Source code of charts
--- --- ---

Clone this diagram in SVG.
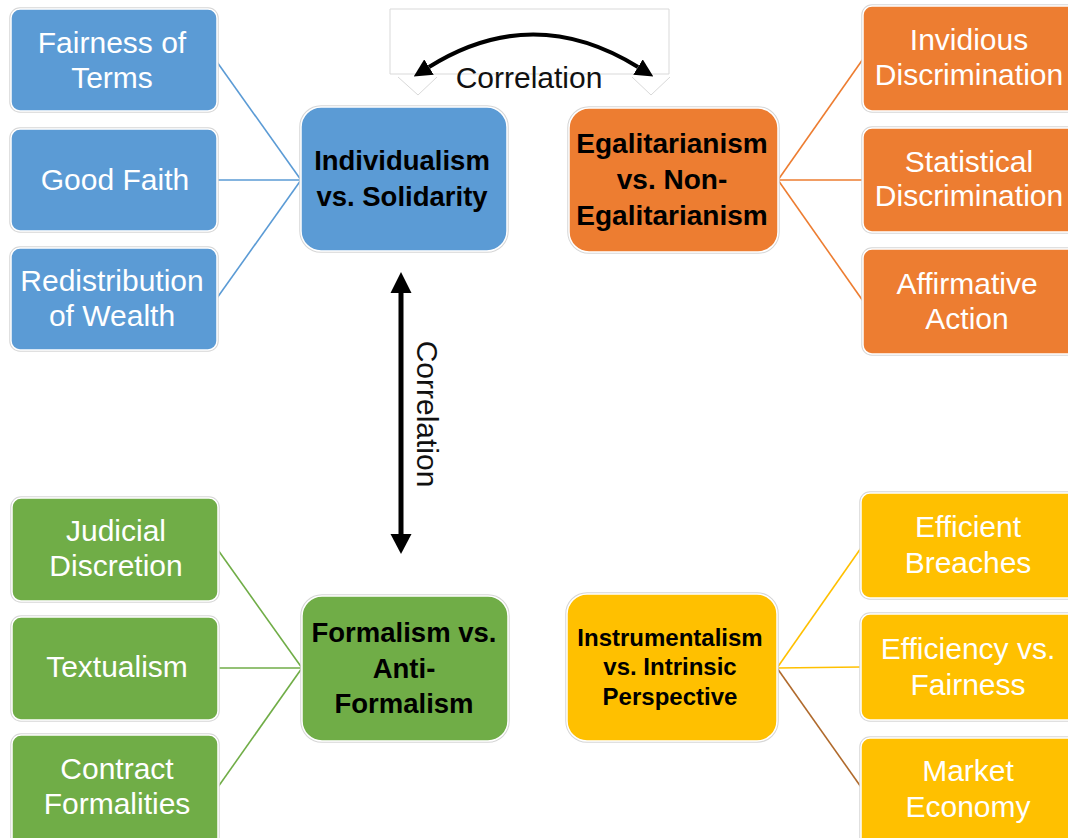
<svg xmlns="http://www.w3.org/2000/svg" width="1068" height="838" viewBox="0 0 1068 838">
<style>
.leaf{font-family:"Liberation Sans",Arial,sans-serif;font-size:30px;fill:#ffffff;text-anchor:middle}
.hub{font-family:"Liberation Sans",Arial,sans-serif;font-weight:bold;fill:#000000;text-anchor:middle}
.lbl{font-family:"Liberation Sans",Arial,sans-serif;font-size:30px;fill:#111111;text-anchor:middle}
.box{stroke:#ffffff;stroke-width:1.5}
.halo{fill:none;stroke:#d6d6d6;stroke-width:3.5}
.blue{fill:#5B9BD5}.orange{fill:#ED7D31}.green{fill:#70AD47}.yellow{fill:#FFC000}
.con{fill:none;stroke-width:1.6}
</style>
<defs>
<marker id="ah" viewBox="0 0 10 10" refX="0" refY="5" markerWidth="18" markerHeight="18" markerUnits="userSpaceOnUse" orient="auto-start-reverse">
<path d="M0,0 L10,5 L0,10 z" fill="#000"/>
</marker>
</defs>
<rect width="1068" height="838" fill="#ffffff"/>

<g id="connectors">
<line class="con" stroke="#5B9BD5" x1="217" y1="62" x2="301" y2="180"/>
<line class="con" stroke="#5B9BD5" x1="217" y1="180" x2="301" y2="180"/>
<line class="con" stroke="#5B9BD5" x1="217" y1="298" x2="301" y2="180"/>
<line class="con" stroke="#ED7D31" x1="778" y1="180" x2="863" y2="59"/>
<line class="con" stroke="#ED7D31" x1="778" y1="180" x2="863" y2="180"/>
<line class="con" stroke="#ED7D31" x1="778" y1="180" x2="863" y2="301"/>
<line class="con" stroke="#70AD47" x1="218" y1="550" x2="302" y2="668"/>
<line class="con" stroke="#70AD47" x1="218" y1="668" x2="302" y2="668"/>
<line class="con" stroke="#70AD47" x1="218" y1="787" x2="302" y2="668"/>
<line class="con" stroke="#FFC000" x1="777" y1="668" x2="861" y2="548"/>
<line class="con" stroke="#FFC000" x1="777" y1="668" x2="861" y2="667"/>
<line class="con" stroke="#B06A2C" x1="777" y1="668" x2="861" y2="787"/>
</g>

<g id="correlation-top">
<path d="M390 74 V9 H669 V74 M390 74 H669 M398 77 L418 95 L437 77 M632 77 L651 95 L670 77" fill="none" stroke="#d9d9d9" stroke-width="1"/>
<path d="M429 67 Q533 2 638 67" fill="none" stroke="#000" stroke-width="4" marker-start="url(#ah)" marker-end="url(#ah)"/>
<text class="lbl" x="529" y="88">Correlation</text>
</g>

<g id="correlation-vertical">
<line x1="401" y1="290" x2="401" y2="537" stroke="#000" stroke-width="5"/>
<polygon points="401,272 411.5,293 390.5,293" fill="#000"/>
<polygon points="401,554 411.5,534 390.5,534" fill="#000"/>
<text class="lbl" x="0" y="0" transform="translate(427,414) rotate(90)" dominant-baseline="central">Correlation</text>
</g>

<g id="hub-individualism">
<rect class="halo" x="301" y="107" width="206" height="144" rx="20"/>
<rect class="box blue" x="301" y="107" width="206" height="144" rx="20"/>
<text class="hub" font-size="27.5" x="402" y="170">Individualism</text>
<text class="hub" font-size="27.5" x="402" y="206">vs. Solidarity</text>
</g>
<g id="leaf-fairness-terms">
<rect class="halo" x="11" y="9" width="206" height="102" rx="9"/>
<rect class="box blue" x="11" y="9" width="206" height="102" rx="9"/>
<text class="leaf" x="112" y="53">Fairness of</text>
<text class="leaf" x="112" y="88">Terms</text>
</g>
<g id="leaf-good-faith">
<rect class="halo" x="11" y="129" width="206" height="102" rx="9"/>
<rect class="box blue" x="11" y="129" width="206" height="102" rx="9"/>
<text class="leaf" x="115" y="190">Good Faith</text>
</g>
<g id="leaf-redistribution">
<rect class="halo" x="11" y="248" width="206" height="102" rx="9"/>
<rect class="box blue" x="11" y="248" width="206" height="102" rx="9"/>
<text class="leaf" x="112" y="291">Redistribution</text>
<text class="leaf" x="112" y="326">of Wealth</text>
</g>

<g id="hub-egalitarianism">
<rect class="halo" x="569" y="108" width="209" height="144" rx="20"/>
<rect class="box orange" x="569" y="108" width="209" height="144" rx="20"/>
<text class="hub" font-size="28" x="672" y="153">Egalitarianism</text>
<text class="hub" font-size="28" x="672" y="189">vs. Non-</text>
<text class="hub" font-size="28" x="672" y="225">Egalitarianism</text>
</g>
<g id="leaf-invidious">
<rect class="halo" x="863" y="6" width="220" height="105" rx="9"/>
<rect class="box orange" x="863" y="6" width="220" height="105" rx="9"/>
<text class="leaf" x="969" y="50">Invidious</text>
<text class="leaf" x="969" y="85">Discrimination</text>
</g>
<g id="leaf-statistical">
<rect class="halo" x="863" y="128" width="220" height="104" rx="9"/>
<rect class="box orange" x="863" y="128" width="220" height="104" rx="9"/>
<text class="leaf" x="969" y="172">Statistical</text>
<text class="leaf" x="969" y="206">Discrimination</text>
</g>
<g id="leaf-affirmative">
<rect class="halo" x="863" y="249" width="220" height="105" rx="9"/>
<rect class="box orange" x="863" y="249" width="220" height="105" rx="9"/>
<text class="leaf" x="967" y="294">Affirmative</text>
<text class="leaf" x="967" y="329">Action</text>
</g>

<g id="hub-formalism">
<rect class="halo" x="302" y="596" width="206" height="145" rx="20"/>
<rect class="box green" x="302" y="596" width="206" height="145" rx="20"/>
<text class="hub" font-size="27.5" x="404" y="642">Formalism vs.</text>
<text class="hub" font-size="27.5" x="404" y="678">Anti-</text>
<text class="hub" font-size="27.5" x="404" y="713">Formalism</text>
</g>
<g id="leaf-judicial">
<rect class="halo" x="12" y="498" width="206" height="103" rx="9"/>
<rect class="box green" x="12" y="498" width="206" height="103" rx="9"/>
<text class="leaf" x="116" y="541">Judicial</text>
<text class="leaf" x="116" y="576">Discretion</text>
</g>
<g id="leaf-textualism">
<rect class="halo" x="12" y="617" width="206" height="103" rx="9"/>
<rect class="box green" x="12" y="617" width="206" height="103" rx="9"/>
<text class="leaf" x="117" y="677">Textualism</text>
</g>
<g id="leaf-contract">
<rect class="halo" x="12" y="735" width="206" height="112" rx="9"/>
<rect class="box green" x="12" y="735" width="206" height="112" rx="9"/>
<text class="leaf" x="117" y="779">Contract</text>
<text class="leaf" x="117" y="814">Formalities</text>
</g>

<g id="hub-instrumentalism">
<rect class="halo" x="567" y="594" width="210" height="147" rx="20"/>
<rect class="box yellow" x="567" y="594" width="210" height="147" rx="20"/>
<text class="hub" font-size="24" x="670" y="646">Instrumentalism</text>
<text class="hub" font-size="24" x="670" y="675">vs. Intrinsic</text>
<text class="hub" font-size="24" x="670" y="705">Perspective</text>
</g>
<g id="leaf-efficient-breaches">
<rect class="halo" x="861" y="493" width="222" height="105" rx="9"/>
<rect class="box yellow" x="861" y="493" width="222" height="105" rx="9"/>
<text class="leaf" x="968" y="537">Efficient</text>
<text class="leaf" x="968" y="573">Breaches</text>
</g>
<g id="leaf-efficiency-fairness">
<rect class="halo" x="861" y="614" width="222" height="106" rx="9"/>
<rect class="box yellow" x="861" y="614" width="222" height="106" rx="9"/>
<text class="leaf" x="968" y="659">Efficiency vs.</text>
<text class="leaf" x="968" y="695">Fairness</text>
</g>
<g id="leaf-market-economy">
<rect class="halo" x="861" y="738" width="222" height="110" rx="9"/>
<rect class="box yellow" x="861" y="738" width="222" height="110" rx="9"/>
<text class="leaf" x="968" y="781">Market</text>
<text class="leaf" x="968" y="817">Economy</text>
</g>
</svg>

--- --- ---

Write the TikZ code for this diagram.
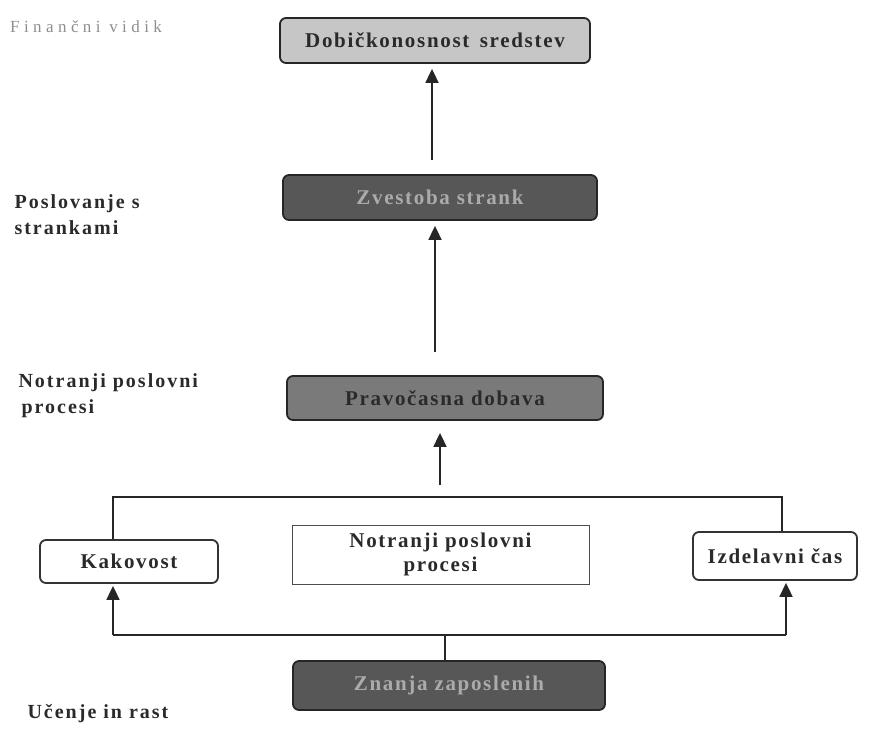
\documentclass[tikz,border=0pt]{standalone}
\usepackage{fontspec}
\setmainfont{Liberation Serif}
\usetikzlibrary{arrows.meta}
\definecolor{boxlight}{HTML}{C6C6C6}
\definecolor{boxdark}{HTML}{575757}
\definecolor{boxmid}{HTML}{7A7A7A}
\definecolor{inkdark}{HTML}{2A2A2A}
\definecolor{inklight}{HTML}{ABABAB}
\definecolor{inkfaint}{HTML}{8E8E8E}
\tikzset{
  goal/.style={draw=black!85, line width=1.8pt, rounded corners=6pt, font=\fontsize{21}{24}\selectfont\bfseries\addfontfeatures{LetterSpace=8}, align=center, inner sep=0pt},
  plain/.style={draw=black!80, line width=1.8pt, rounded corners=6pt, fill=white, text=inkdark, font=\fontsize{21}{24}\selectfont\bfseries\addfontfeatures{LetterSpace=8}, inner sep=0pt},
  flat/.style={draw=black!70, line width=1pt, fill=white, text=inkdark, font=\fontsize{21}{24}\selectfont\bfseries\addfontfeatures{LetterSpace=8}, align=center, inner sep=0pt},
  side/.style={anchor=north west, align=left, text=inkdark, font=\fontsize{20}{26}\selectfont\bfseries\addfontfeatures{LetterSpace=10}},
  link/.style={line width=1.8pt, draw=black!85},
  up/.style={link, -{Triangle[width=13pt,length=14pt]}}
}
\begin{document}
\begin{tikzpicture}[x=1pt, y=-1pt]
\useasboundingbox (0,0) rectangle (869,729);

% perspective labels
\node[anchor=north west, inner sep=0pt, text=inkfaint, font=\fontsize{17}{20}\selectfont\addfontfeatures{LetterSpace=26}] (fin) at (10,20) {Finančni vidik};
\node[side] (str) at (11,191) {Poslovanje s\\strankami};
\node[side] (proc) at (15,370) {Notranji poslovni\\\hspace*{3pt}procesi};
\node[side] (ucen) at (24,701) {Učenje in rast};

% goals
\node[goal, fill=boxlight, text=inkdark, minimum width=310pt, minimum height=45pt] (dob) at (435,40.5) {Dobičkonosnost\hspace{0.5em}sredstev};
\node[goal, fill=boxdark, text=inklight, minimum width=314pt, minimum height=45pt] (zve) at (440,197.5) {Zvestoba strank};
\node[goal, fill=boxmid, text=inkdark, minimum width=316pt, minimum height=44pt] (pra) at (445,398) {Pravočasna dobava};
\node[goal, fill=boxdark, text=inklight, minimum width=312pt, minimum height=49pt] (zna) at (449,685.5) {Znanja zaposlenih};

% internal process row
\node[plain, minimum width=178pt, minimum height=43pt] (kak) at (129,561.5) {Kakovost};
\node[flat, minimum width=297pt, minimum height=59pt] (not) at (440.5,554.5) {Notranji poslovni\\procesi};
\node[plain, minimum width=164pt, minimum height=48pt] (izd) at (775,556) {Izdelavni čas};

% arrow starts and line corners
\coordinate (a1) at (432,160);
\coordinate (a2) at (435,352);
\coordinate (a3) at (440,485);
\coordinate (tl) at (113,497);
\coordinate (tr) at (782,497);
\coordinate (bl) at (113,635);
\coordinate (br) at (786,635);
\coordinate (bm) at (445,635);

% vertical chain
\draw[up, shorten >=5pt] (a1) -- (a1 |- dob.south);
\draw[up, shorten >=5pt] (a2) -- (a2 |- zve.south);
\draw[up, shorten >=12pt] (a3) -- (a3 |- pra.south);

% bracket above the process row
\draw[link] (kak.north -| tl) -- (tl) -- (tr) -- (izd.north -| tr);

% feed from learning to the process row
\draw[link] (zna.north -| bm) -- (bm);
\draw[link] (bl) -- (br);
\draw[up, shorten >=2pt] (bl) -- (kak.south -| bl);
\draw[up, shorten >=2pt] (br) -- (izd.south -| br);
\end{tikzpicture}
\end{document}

--- --- ---

### What you should do
Identify the lines that hold the word "diagram". Copy every one of them.

### Response to this task
Clone this diagram in SVG.
Write the TikZ code for this diagram.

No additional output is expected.